My parents had their hands full. They tried talking to me, yelling at me, bribing me, grounding me, and locking me out of the house. When my surly inner rebel didn’t vacate the premises, they gave up and shipped me off to boarding school.
It must have worked. I attended—and excelled at—all my classes. I made friends and contributed to the school newspaper. At the right time, I applied to some prestigious universities and got into my top pick. After graduation, I merged into the workforce, where I continue to toil happily with hardly a peep. I grew up. To the casual observer, my inner rebel was successfully squashed.
But when it comes to my writing—the part of my life that’s all mine and where I have full reign—that teenager with the Doc Martens and bad attitude gets to have some fun. She gets to swear, take risks, make mistakes, rail against routine, and explore the back-alley world that normally stays so well hidden.
Here are some of the things my inner teenage rebel likes to say that I can apply to my writing life.
“You can’t tell me what to do!”*
There are some things you can’t escape (the basics of grammar, spelling and punctuation being among them).

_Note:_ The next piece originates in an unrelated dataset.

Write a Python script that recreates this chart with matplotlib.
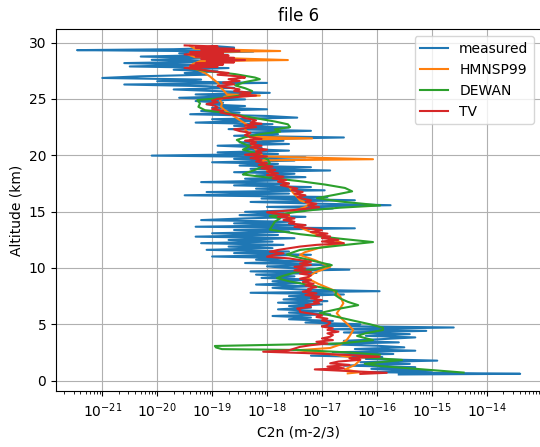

But creativity is about breaking the rules. Go ahead and write in the 2nd person if it amuses you—it might end up looking just as terrible as when I dyed my hair black, but the exercise might bring you some great new ideas. Take risks. Don’t be afraid to try something new.
*Note: This does not apply to situations with your boss, accountant, or gynecologist.
“I’m going to run away from home!”
We Restless Writers famously write away from home. If I didn’t have the Great Canadian Outdoors or the local pub to escape to, my writing would never happen. So pack yourself up with the basics—feel free to use a bindle—and retreat to your favourite off-site writing spot. Different surroundings and unfamiliar faces may be what you need to get the words flowing.
“Just leave me alone!”
This is a variation on the running away from home idea. But this is more about “a room of one’s own” than slamming the door of your house and never looking back. Writers need time, space and solitude to listen to those voices in their heads. You have every right to sneak up to your study, lock the door, and listen to depressing music while you write.
“I’m getting a tattoo!”
Or a mohawk. Or heavy black eyeliner. Or rainbow-patterned roller skates. Or whatever it was that signified you were going against the grain and trying to express yourself. The same holds true in your writing life. Be exceptional. Writing is about standing out, about telling the story that only you can tell. Try out new styles and genres, until you discover your authentic voice.
Do you have an inner teenage rebel? Don’t ground her—you should pay her more attention.